Можно предположить, что здесь и находится засов, поставленный мнимыми признаниями Клавдия или темным бессознательным сопротивлением тому, чтобы убийцей оказался Гамлет, — он и блокирует целые века подряд всякую разумную рефлексию. Ведь правда — и это замечание вполне могло бы помочь найти верное решение: во всех литературах и культурах мира призрак является в образе живого человека — и в этом суть его навязчивого появления — только своему убийце![172]
Очевидно, что гипотеза о виновности Гамлета интереснее всего в плане психоаналитическом.
Напомним, что, по Фрейду, сюжет пьесы мог быть навеян Шекспиру фантазиями об убийстве отца. Но такая фантазия превращается в желание Гамлета убить своего дядю, а не завершается убийством старого Гамлета, которое в конце концов было самым удобным драматургическим решением для выражения фантазма отцеубийства. Стоило ли выдумывать перенос этого фантазма на дядю ценой той несуразицы, так и не удостоившейся объяснения, что тогда уж он, вероятно, должен был бы ускорить желание убить Клавдия, если можно было так хорошо вписать его в настоящее убийство?
Любопытно, что и Фрейд приходит к таким же выводам в анализе «Эдипа-царя», где виновность героя по меньшей мере под большим вопросом[173]. Здесь же все наоборот — центральный персонаж, охваченный приступами безумия, по ходу развития драмы убивает своих близких, а Фрейд отказывается признавать очевидность или хотя бы поставить вопрос об его виновности.
Фрейд имел основания почувствовать в Гамлете душенный разлад, однако этот разлад совсем не обязательно был там, где он его нашел. В то время как он воспринимал Гамлета разрывающимся между желанием убить Клавдия и страхом своего сопоставления с образом отца — поскольку такой разрыв объяснял бы его нерешительность, — допустимо предположить и другой психический конфликт, на сей раз между воспоминанием об убийстве и его вытеснением из сознания. И тогда Гамлета мучит именно эта отвратительная тайна, неведомая ему самому, но ее отзвуки возвращаются снова и снова, стоит им только преодолеть барьер цензуры[174].

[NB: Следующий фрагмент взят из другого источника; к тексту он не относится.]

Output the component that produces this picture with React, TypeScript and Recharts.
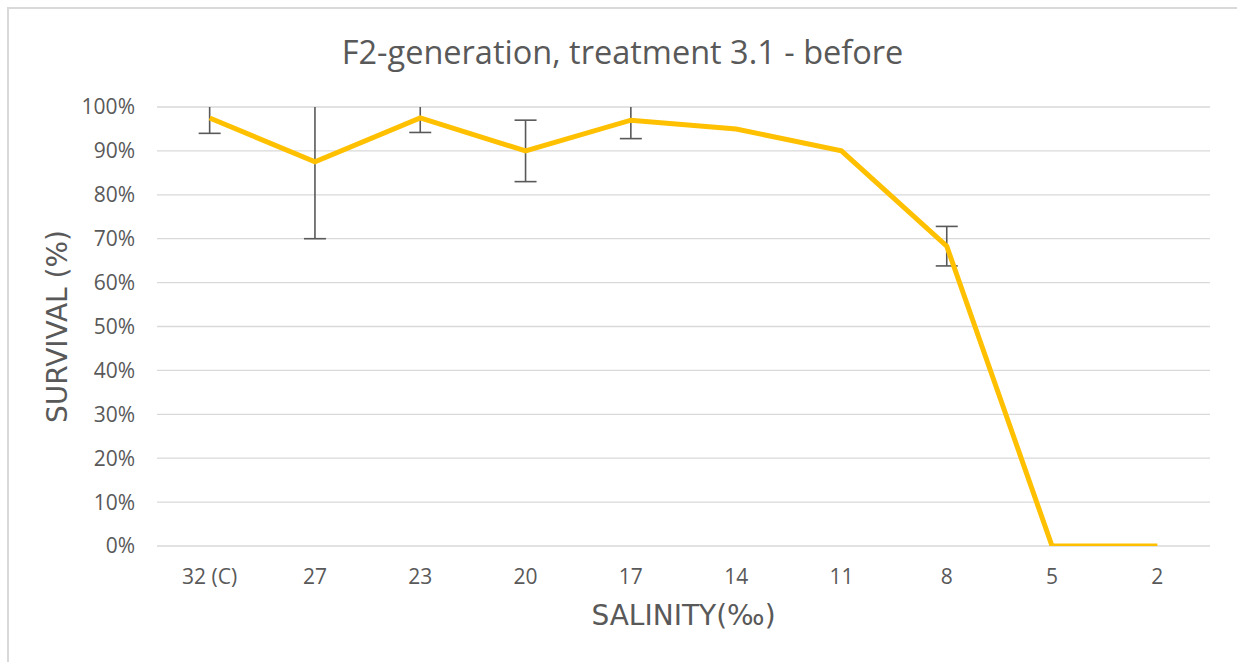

И вот тут нам очень кстати вспомнить новеллу японского писателя Наоя Шига «На полях „Гамлета“. Дневник Клавдия», где нам рассказывается о тех же событиях, что и в пьесе Шекспира, но с точки зрения дяди Гамлета, который ведет свой личный дневник[175]. Текст изумительный. Все события в нем преломляются в фокусе другого сознания, и от этого совершенно по-иному видятся. Клавдий здесь — симпатичный и сентиментальный человек, влюбленный в собственную жену и совершенно невиновный, он искренне озабочен душевным состоянием племянника, чье поведение кажется ему непонятным и у которого он замечает тревожные психические расстройства. Вот именно эти переживания и лишают его сна и заставляют совершать странные поступки, а вовсе не мучающая его виновность в убийстве, которого он не совершал. Теперь, рассмотрев все последствия статьи Уолтера Уилсона Грега о пантомиме, мы можем понять, почему Джон Довер Уилсон так поспешно побежал к первому же почтовому отделению, чтобы отправить ему телеграмму. Впасть в такой раж можно, только открыв для себя, что галлюцинаторный характер нескольких театральных сцен всерьез ставит под сомнение весь театральный репертуар. Немаловажно еще и то, что рассуждение Грега логически ведет к заключению о виновности Гамлета. Но и сама эта виновность не более чем другое название более тяжкого нарушения порядка и равновесия. Довер Уилсон столкнулся с пересечением внутренних парадигм, с тревожащим отсутствием внешнего поля, в котором можно было бы иммобилизовать произведение, застать его в неподвижности, — а такое отсутствие неизбежно превращает любое обсуждение этой темы в диалог глухих.
Предпринятое Уолтером Уилсоном Грегом исследование, излагавшее идеи, не доводя их до логического конца, но вполне достаточное, чтобы заставить обезуметь Джона Довера Уилсона, ведет в том же направлении и даже дальше, чем предвидения Фрейда. И сегодня можно утвердительно ответить на все вопросы из его письма Флиссу от 15 октября 1897 года, в котором он обосновывает психоанализ. Да, у тайны этой пьесы есть разгадка. Да, Гамлета мучает секрет, сокрытый в некоем событии его жизни. Его неотступно преследовал смертоносный аспект эдипова комлекса. И он подумывал — а то и более того — убить собственного отца. Фрейд оказался прав — и даже больше, чем сам мог вообразить.